The Tennessee pioneers did not have any one with them in their earliest days to write an account of their experiences or to portray their lives and characters; nor did they have any newspapers to make a record of their doings in the business concerns and affairs of life; and if they wrote any letters on these matters, they have not been preserved. They had, however, at Jonesboro, a "County Court of Pleas and Quarter Sessions," in which they made and left a record showing much that they did, and from which, even at this late day, we can get a very clear insight into their views as to the duties and responsibilities of citizenship, the power and duty of courts, as well as their notions concerning the business and social relations of life, and, indeed, on all matters which, in their judgment, pertained in any way to the peace, good fame, and welfare of the community and of individuals.

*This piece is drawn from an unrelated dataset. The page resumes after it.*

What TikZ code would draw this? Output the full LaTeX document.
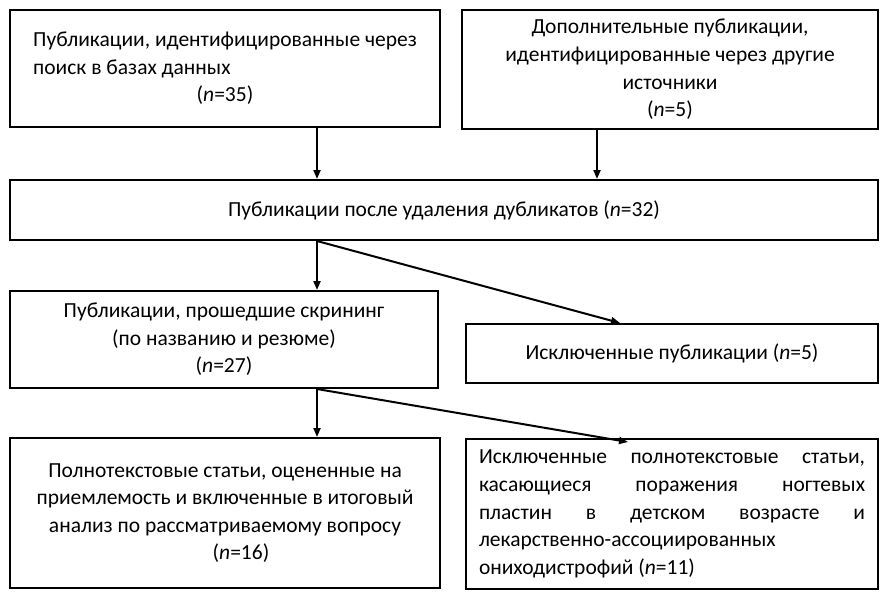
\documentclass[tikz,border=0pt]{standalone}
\usepackage{fontspec}
\setmainfont{Carlito}
\usetikzlibrary{positioning, arrows.meta}

\begin{document}
\begin{tikzpicture}[x=0.5pt, y=-0.5pt]
    \tikzstyle{block} = [rectangle, draw=black, line width=1pt, inner sep=0pt, font=\fontsize{10.75pt}{13.8pt}\selectfont]
    \tikzstyle{arrow} = [line width=1pt, -{Triangle[length=4.5pt, width=3.5pt]}]

    \useasboundingbox (0,0) rectangle (886,594);

    % columns of the arrows
    \coordinate (colL) at (317,0);
    \coordinate (colR) at (597,0);
    \coordinate (tipA) at (620,0);
    \coordinate (tipB) at (628,442);

    \node [block, minimum width=215pt, minimum height=58.5pt] (dbsearch) at (225,68.5)
        {\begin{tabular}{@{}l@{}}Публикации, идентифицированные через\\поиск в базах данных\\\multicolumn{1}{@{}c@{}}{(\textit{n}=35)}\end{tabular}};
    \node [block, minimum width=208pt, minimum height=59.5pt, align=center] (othersrc) at (670,69.5)
        {Дополнительные публикации,\\идентифицированные через другие\\источники\\(\textit{n}=5)};
    \node [block, minimum width=434pt, minimum height=30pt] (dedup) at (444,210)
        {Публикации после удаления дубликатов (\textit{n}=32)};
    \node [block, minimum width=214pt, minimum height=48.5pt, align=center] (screened) at (224,339.5)
        {Публикации, прошедшие скрининг\\(по названию и резюме)\\(\textit{n}=27)};
    \node [block, minimum width=206pt, minimum height=29.5pt] (excluded) at (672,353.5)
        {Исключенные публикации (\textit{n}=5)};
    \node [block, minimum width=215pt, minimum height=75pt, align=center] (fulltext) at (225,513)
        {Полнотекстовые статьи, оцененные на\\приемлемость и включенные в итоговый\\анализ по рассматриваемому вопросу\\\hspace*{16pt}(\textit{n}=16)};
    \node [block, minimum width=206pt, minimum height=75pt, text width=193pt, align=justify] (fullexcl) at (672,514)
        {Исключенные полнотекстовые статьи,\linebreak касающиеся поражения ногтевых\linebreak пластин в детском возрасте и\linebreak лекарственно-ассоциированных\newline ониходистрофий (\textit{n}=11)};

    \draw [arrow] (dbsearch.south -| colL) -- (dedup.north -| colL);
    \draw [arrow] (othersrc.south -| colR) -- (dedup.north -| colR);
    \draw [arrow] (dedup.south -| colL) -- (screened.north -| colL);
    \draw [arrow] (dedup.south -| colL) -- (excluded.north -| tipA);
    \draw [arrow] (screened.south -| colL) -- (fulltext.north -| colL);
    \draw [arrow] (screened.south -| colL) -- (tipB);
\end{tikzpicture}
\end{document}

I shall, therefore, quote literally much from these old, original records kept in Washington County, the quotations being taken from the records of that county only, for the reason that it was the first county established and organized in what is now Tennessee, and included for quite a time all of the early settlements in what is commonly known as "upper East Tennessee." The same character of entries will no doubt be found in the old records kept in Sullivan, Greene, Davidson, Hawkins, Sumner, Tennessee, and Knox Counties, in all of which Jackson practiced as an attorney or presided as a judge. The proceedings in the courts of the counties named, especially those that will be set out, will be of interest not alone to Tennesseans, but also to the descendants, scattered throughout the Southwest and West, of the men who made these records.

The first session of the court was held at the log cabin of Charles Roberson, near Jonesboro, February 23, 1778. It was composed

of the justices of the peace whose names have been given as subscribers to the oath set out in a preceding chapter. After the court had been organized by electing officers, its first act was to fine John Sevier, Jr., for some minor matter which was gravely denominated "a contempt to the Court." John Sevier, Sr., had just been elected clerk of the court, and was undoubtedly the most influential man in the country, on account of his meritorious character; but this did not shield the son. The fine was not remitted, and there is no evidence that John Sevier, the clerk, endeavored in any way to interpose.

On the second day "William Cocke by his counsel Waightse!l Avery moved to be admitted to the office of Clerk of this County of Washington which motion was rejected by the Court knowing that John Sevier was entitled to the office." This is absolutely the whole of the record. It was the first contested election case that occurred west of the Alleghany Mountains, and was between two citizens who became very distinguished--Cocke having been elected one of the first two Senators from Tennessee; while Sevier, after holding all the other offices within the gift of the people of that county, was elected a Representative in Congress and six times chosen Governor of Tennessee. The worthy justices, "knowing," as they said, that Sevier had been elected, without hearing Mr. Cocke, his counsel, or any evidence whatsoever, swore in Sevier as clerk.

These entries follow:

"Ordered that David Hinkley be fined 30 L. for insulting the Court.

"Ordered that Hump Gibson be fined 10 L. for swearing in Court."

Then, after passing upon a motion or two:

"Ordered that Ephriam Dunlap Atty. be fined 5 Dollars for insulting the Court, especially Richard White."

It is not likely that any member of this court had ever held any office prior to his appointment as a justice of the peace therein, and it is not probable that many of them had ever been in a court of any kind before they organized that which they constituted; and yet the record shows that, from the first day of the first term and on through all of the many stormy sessions which they held thereafter, they guarded and defended jealously the dignity of their court and enforced obedience to its mandates. It was a heinous offense, indeed, and visited with condign punishment, to "insult the Court."